12-latka została sama w pokoju ze zwyrodnialcem jedynie na chwilę. Jej mama poszła bowiem po bagaże do auta. Gdy po kilkudziesięciu sekundach wróciła, zobaczyła dramatyczną scenę i zareagowała błyskawicznie. Sama uzbrojona – wyciągnęła pistolet i strzeliła w obronie córki.
Bruce Pierce, 39-latek wpisany do rejestru przestępców seksualnych, dziś walczy o życie w szpitalu. Jego ofierze prawdopodobnie uratowano życie – i godność – tylko dlatego, że matka miała dostęp do broni i potrafiła z niej skorzystać.
Broń tematem kampanii w Polsce
Ten dramatyczny przypadek z USA warto rozważyć także w polskim kontekście. Podczas ostatniej kampanii prezydenckiej temat powszechnego dostępu do broni w Polsce powrócił za sprawą Sławomira Mentzena, który otwarcie opowiada się za ułatwieniem dostępu do legalnej broni palnej dla obywateli.

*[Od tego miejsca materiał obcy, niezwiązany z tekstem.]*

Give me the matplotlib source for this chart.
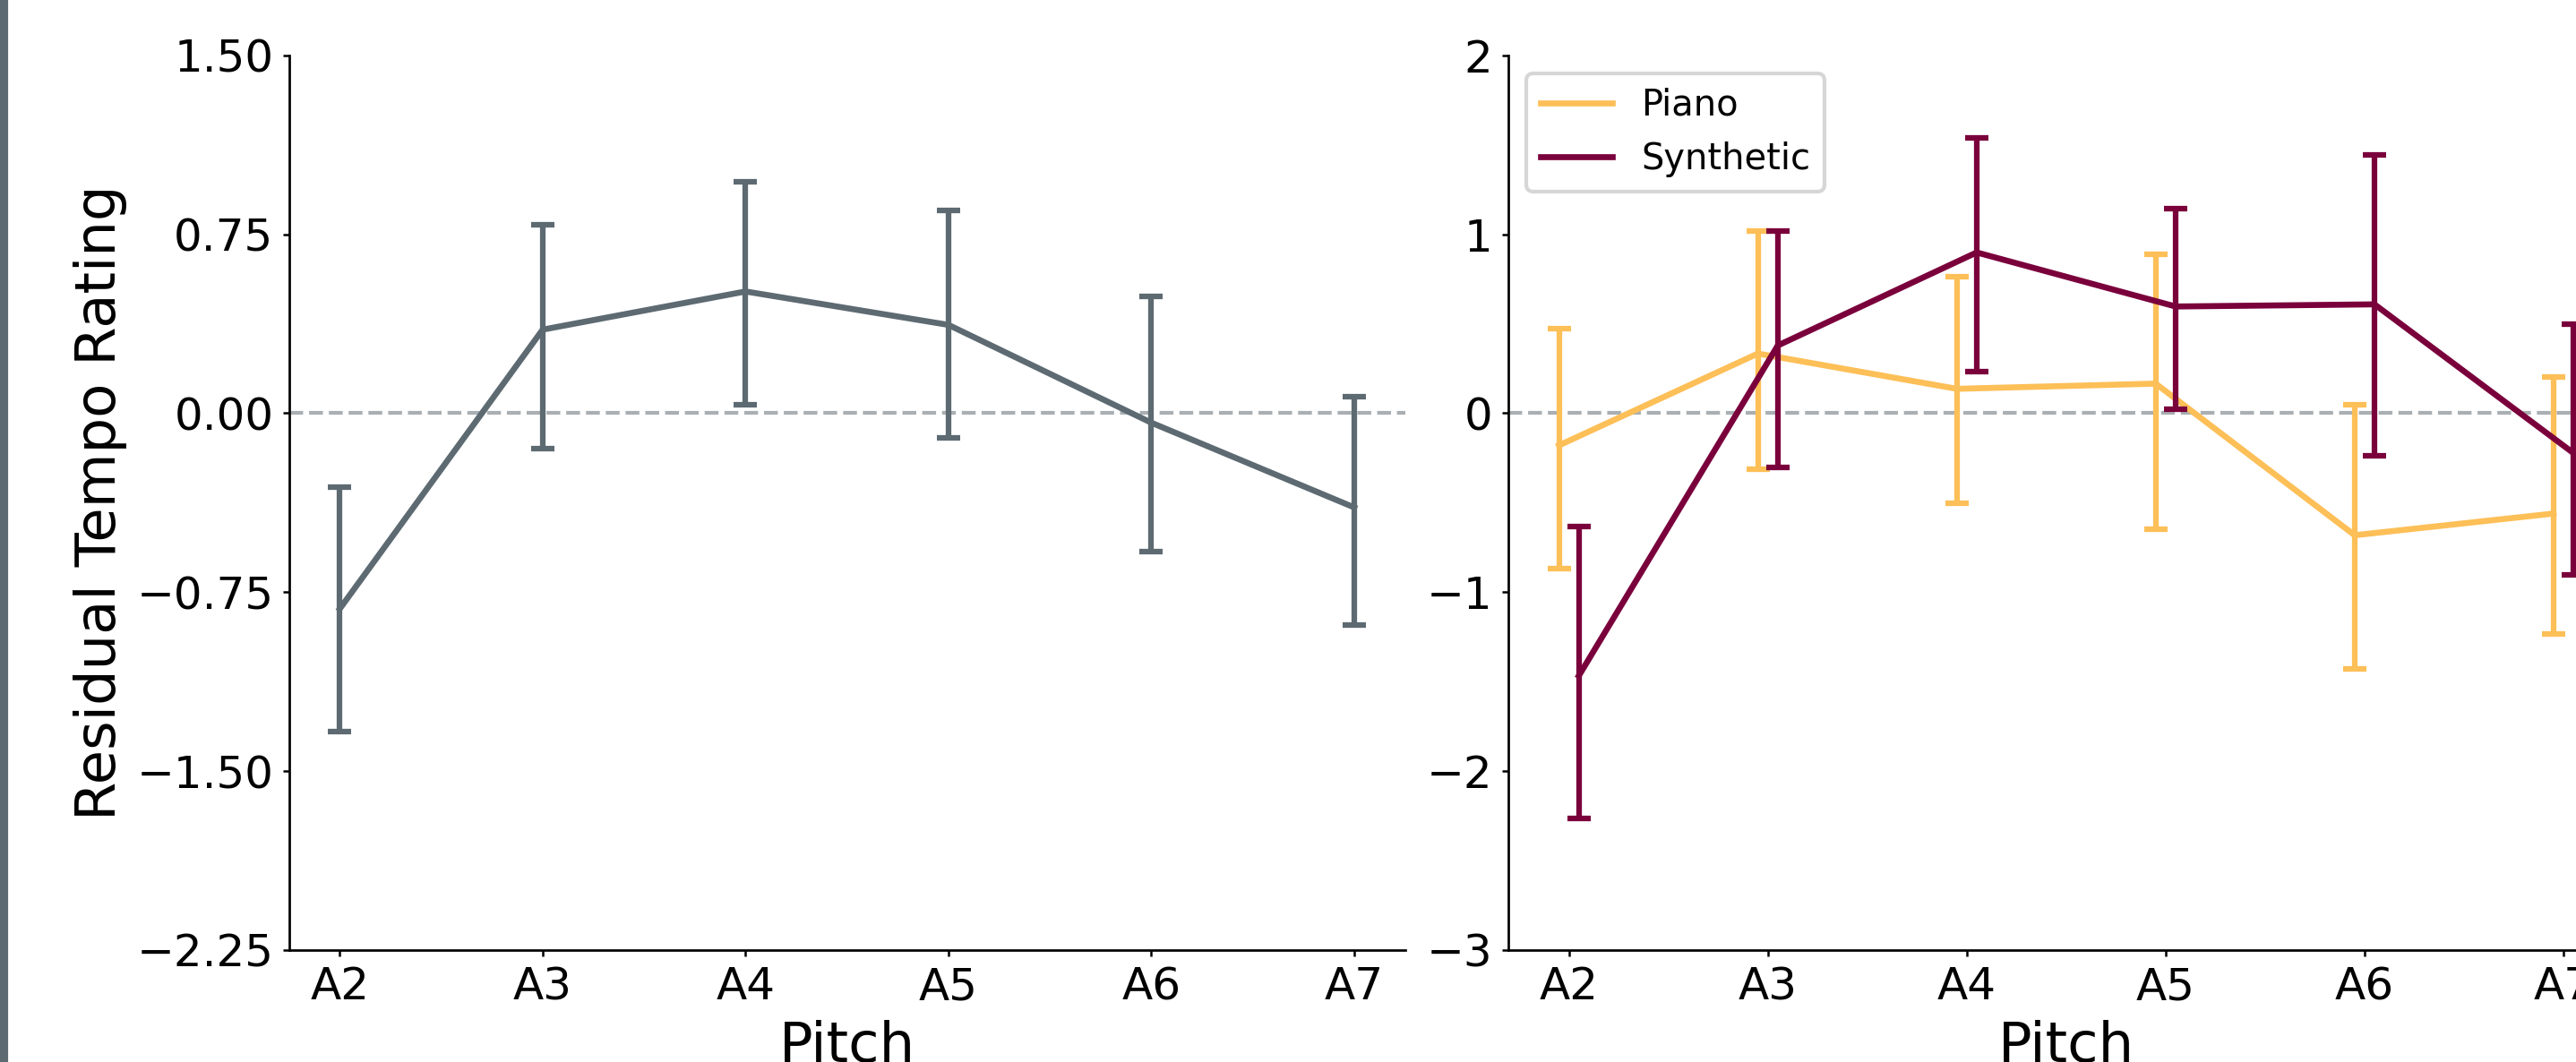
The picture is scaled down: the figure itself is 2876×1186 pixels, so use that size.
import matplotlib.pyplot as plt
import numpy as np
from matplotlib.patches import Rectangle

# Данные
pitches = ['A2', 'A3', 'A4', 'A5', 'A6', 'A7']

# left panel: all stimuli pooled
all_mean = [-0.82, 0.35, 0.51, 0.37, -0.04, -0.395]
all_low = [-1.335, -0.148, 0.036, -0.103, -0.582, -0.889]
all_high = [-0.309, 0.790, 0.969, 0.848, 0.490, 0.070]

# right panel: split by timbre
piano_mean = [-0.18, 0.333, 0.136, 0.165, -0.682, -0.561]
piano_low = [-0.871, -0.313, -0.501, -0.648, -1.429, -1.232]
piano_high = [0.471, 1.02, 0.761, 0.89, 0.049, 0.201]

synth_mean = [-1.467, 0.378, 0.898, 0.596, 0.608, -0.223]
synth_low = [-2.267, -0.301, 0.231, 0.021, -0.239, -0.902]
synth_high = [-0.634, 1.02, 1.539, 1.143, 1.442, 0.498]

GRAY = '#5D6A72'
ORANGE = '#FDBF57'
MAROON = '#7A003C'

fig = plt.figure(figsize=(2876 / 300, 1186 / 300), dpi=300)
ax1 = fig.add_axes([0.1122, 0.1054, 0.4332, 0.8426])
ax2 = fig.add_axes([0.5855, 0.1054, 0.4332, 0.8426])

# grey side bar on the left edge
fig.patches.append(Rectangle((0, 0), 7 / 2876, 1, transform=fig.transFigure,
                             color=GRAY, zorder=0))

x = np.arange(len(pitches))


def draw(ax, xpos, mean, low, high, color, label=None):
    mean = np.array(mean)
    yerr = [mean - np.array(low), np.array(high) - mean]
    ax.errorbar(xpos, mean, yerr=yerr, fmt='none', ecolor=color,
                elinewidth=1.5, capsize=3.2, capthick=1.5)
    ax.plot(xpos, mean, color=color, lw=1.6, label=label)


draw(ax1, x, all_mean, all_low, all_high, GRAY)
draw(ax2, x - 0.05, piano_mean, piano_low, piano_high, ORANGE, 'Piano')
draw(ax2, x + 0.05, synth_mean, synth_low, synth_high, MAROON, 'Synthetic')

for ax in (ax1, ax2):
    ax.axhline(0, color='#A9AFB3', ls='--', lw=1.0, zorder=0)
    ax.set_xticks(x)
    ax.set_xticklabels(pitches)
    ax.set_xlabel('Pitch', fontsize=15, labelpad=3)
    ax.tick_params(labelsize=12, length=1.75, width=0.6, pad=2.4)
    for s in ['top', 'right']:
        ax.spines[s].set_visible(False)
    for s in ['left', 'bottom']:
        ax.spines[s].set_linewidth(0.65)

ax1.set_xlim(-0.25, 5.25)
ax1.set_ylim(-2.25, 1.5)
ax1.set_yticks(np.linspace(-2.25, 1.5, 6))
ax1.set_ylabel('Residual Tempo Rating', fontsize=15, labelpad=2.5)

ax2.set_xlim(-0.305, 5.305)
ax2.set_ylim(-3, 2)
ax2.set_yticks([-3, -2, -1, 0, 1, 2])
ax2.legend(loc='upper left', fontsize=9.6)

fig.savefig('out.png', dpi=300)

Dla wielu to wciąż temat kontrowersyjny – bo broń używana jest nie tylko w celach obronnych. Zwolennicy powszechnego do niej dostępu przekonują jednak, że napastnicy i przestępcy zaopatrują się w broń bez względu na to, czy jest to legalne czy nie.
Matka miała wybór
Ale ta historia pokazuje coś innego: że broń może nie tylko zabijać, ale też chronić. Czasem to jedyny sposób, by obronić siebie i najbliższych przed nieodwracalnym złem.

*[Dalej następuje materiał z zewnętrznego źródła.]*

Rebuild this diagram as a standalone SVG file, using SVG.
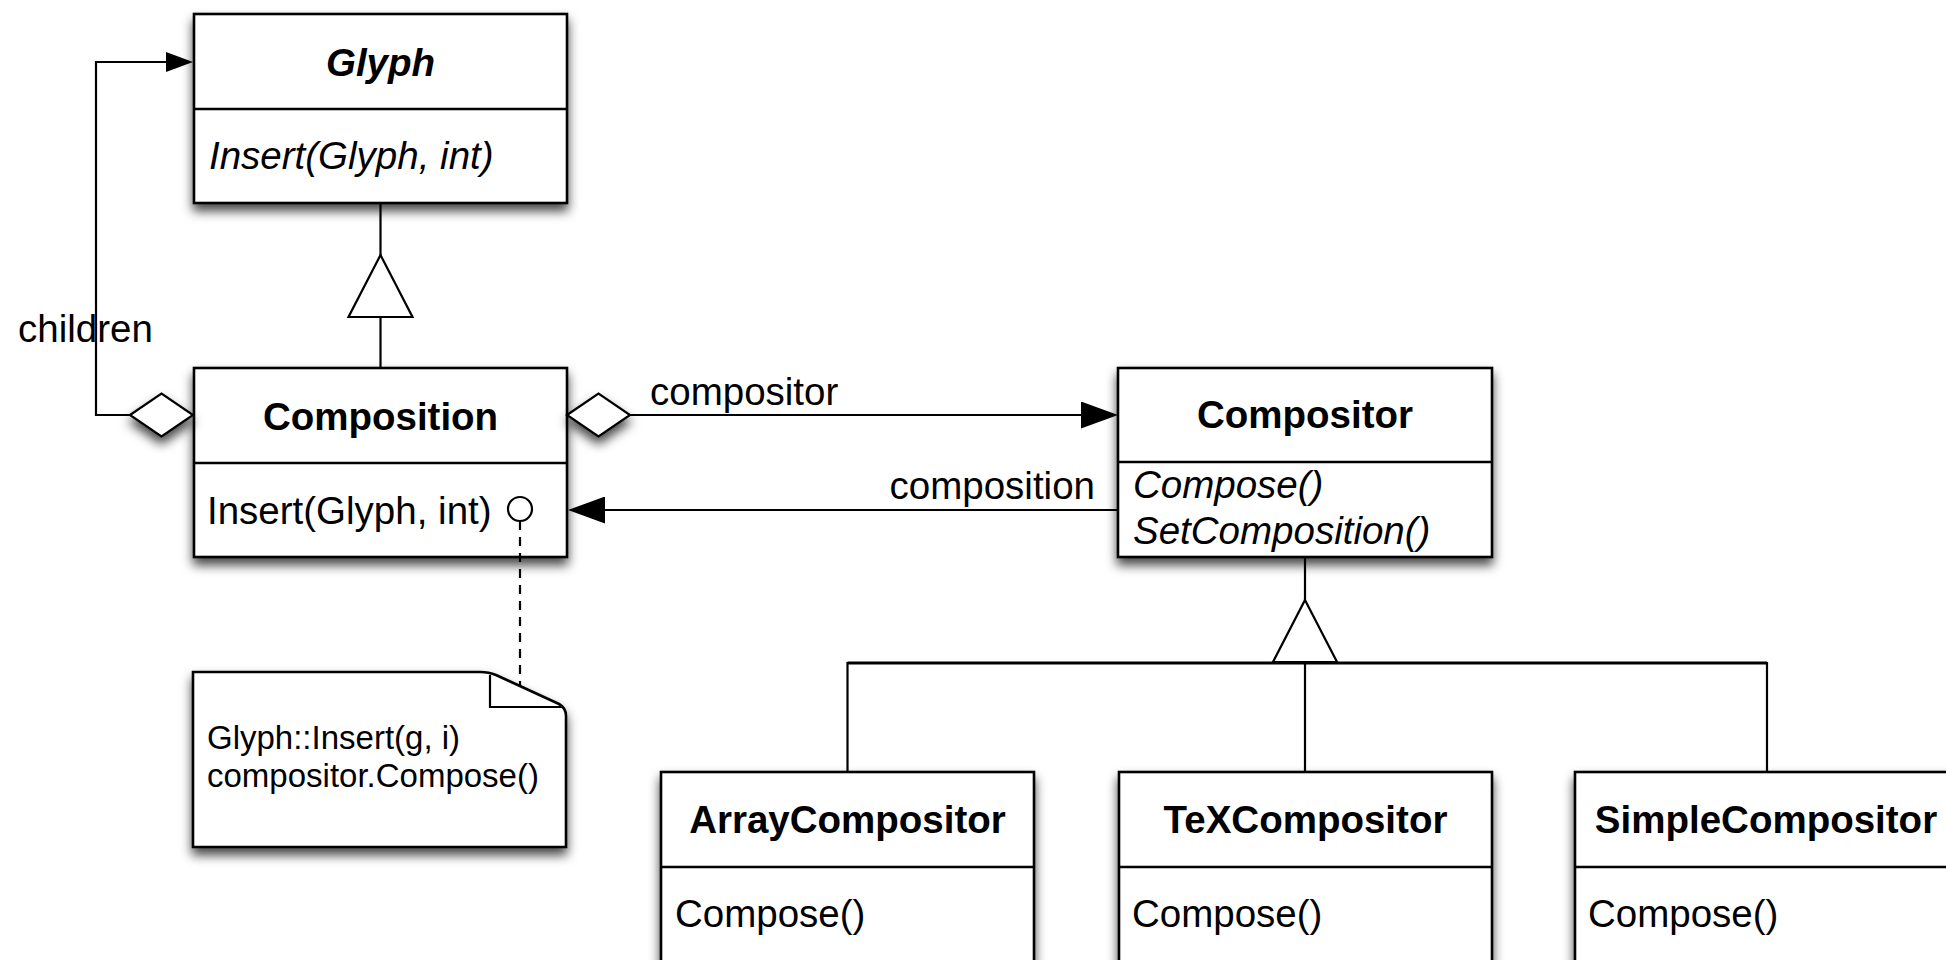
<svg xmlns="http://www.w3.org/2000/svg" xmlns:xlink="http://www.w3.org/1999/xlink" width="1946" height="960" viewBox="0 0 1946 960">
<style>
  .box { fill:#fff; stroke:#000; stroke-width:2.6; }
  .shadow { filter:url(#shadow); }
  .div { stroke:#000; stroke-width:2.6; }
  .line { fill:none; stroke:#000; stroke-width:2.2; }
  .dash { fill:none; stroke:#000; stroke-width:2.2; stroke-dasharray:9 7; }
  .hollow { fill:#fff; stroke:#000; stroke-width:2.2; stroke-linejoin:miter; }
  text { font-family:"Liberation Sans", Arial, Helvetica, sans-serif; font-size:38.5px; fill:#000; }
  .title { font-weight:bold; text-anchor:middle; }
  .ital { font-style:italic; }
  .notetext { font-size:33px; }
</style>
<defs>
  <filter id="shadow" x="-20%" y="-20%" width="140%" height="160%">
    <feDropShadow dx="0" dy="7" stdDeviation="5.5" flood-color="#000" flood-opacity="0.72"/>
  </filter>
  <marker id="arrow" markerUnits="userSpaceOnUse" markerWidth="37" markerHeight="27" viewBox="0 0 37 27" refX="27" refY="13.5" orient="auto">
    <path d="M0,0 L37,13.5 L0,27 Z" fill="#000"/>
  </marker>
  <marker id="arrowSmall" markerUnits="userSpaceOnUse" markerWidth="27" markerHeight="20" viewBox="0 0 27 20" refX="17" refY="10" orient="auto">
    <path d="M0,0 L27,10 L0,20 Z" fill="#000"/>
  </marker>
  <path id="diamond" d="M0,0 L31.5,-21.5 L63,0 L31.5,21.5 Z"/>
  <path id="tri" d="M0,0 L32,62 L-32,62 Z"/>
</defs>

<g id="Glyph">
  <rect class="box shadow" x="194" y="14" width="373" height="189"/>
  <line class="div" x1="194" y1="109" x2="567" y2="109"/>
  <text class="title ital" x="380.5" y="76">Glyph</text>
  <text class="ital" x="209" y="169">Insert(Glyph, int)</text>
</g>

<g id="Composition">
  <rect class="box shadow" x="194" y="368" width="373" height="189"/>
  <line class="div" x1="194" y1="463" x2="567" y2="463"/>
  <text class="title" x="380.5" y="430">Composition</text>
  <text x="207" y="524">Insert(Glyph, int)</text>
</g>

<g id="Compositor">
  <rect class="box shadow" x="1118" y="368" width="374" height="189"/>
  <line class="div" x1="1118" y1="462" x2="1492" y2="462"/>
  <text class="title" x="1305" y="428">Compositor</text>
  <text class="ital" x="1133" y="498">Compose()</text>
  <text class="ital" x="1133" y="544">SetComposition()</text>
</g>

<g id="ArrayCompositor">
  <rect class="box shadow" x="661" y="772" width="373" height="190"/>
  <line class="div" x1="661" y1="867" x2="1034" y2="867"/>
  <text class="title" x="847.5" y="833">ArrayCompositor</text>
  <text x="675" y="927">Compose()</text>
</g>

<g id="TeXCompositor">
  <rect class="box shadow" x="1119" y="772" width="373" height="190"/>
  <line class="div" x1="1119" y1="867" x2="1492" y2="867"/>
  <text class="title" x="1305.5" y="833">TeXCompositor</text>
  <text x="1132" y="927">Compose()</text>
</g>

<g id="SimpleCompositor">
  <rect class="box shadow" x="1575" y="772" width="384" height="190"/>
  <line class="div" x1="1575" y1="867" x2="1959" y2="867"/>
  <text class="title" x="1766" y="833">SimpleCompositor</text>
  <text x="1588" y="927">Compose()</text>
</g>

<g id="note">
  <path class="box shadow" d="M193,672 H480 Q489,672 496,675 L559,704 Q566,708 566,716 V847 H193 Z"/>
  <path class="line" d="M490,675 V707 H562"/>
  <text class="notetext" x="207" y="749">Glyph::Insert(g, i)</text>
  <text class="notetext" x="207" y="787">compositor.Compose()</text>
</g>

<g id="connectors">
  <!-- children self-aggregation -->
  <path class="line" d="M130,415 H96 V62 H183" marker-end="url(#arrowSmall)"/>
  <use href="#diamond" xlink:href="#diamond" x="130" y="415" class="hollow shadow"/>
  <text x="18" y="342">children</text>

  <!-- Glyph <|- Composition -->
  <path class="line" d="M380.5,203 V255 M380.5,317 V368"/>
  <use href="#tri" xlink:href="#tri" x="380.5" y="255" class="hollow"/>

  <!-- compositor association -->
  <path class="line" d="M630,415 H1108" marker-end="url(#arrow)"/>
  <use href="#diamond" xlink:href="#diamond" x="567" y="415" class="hollow shadow"/>
  <text x="650" y="405">compositor</text>

  <!-- composition association -->
  <path class="line" d="M1118,510 H578" marker-end="url(#arrow)"/>
  <text x="1095" y="499" style="text-anchor:end">composition</text>

  <!-- Compositor generalization -->
  <path class="line" d="M1305,557 V600 M1305,662 V772 M847.5,772 V663 H1767 V772"/>
  <path class="line" d="M847.5,663 H1767" style="stroke-width:3"/>
  <use href="#tri" xlink:href="#tri" x="1305" y="600" class="hollow"/>

  <!-- note anchor -->
  <circle cx="520" cy="509" r="12" class="hollow"/>
  <path class="dash" d="M520,521 V686"/>
</g>
</svg>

Czy matka z Indianapolis miała wybór? W obliczu zagrożenia – nie. Ale miała narzędzie, które zrobiło różnicę.
Czy w Polsce jesteśmy gotowi poważnie porozmawiać o tym, komu i na jakich zasadach powinniśmy ufać w kwestii posiadania broni? Bo czasem prawo do obrony własnego dziecka to nie tylko teoria – to sprawa życia i śmierci.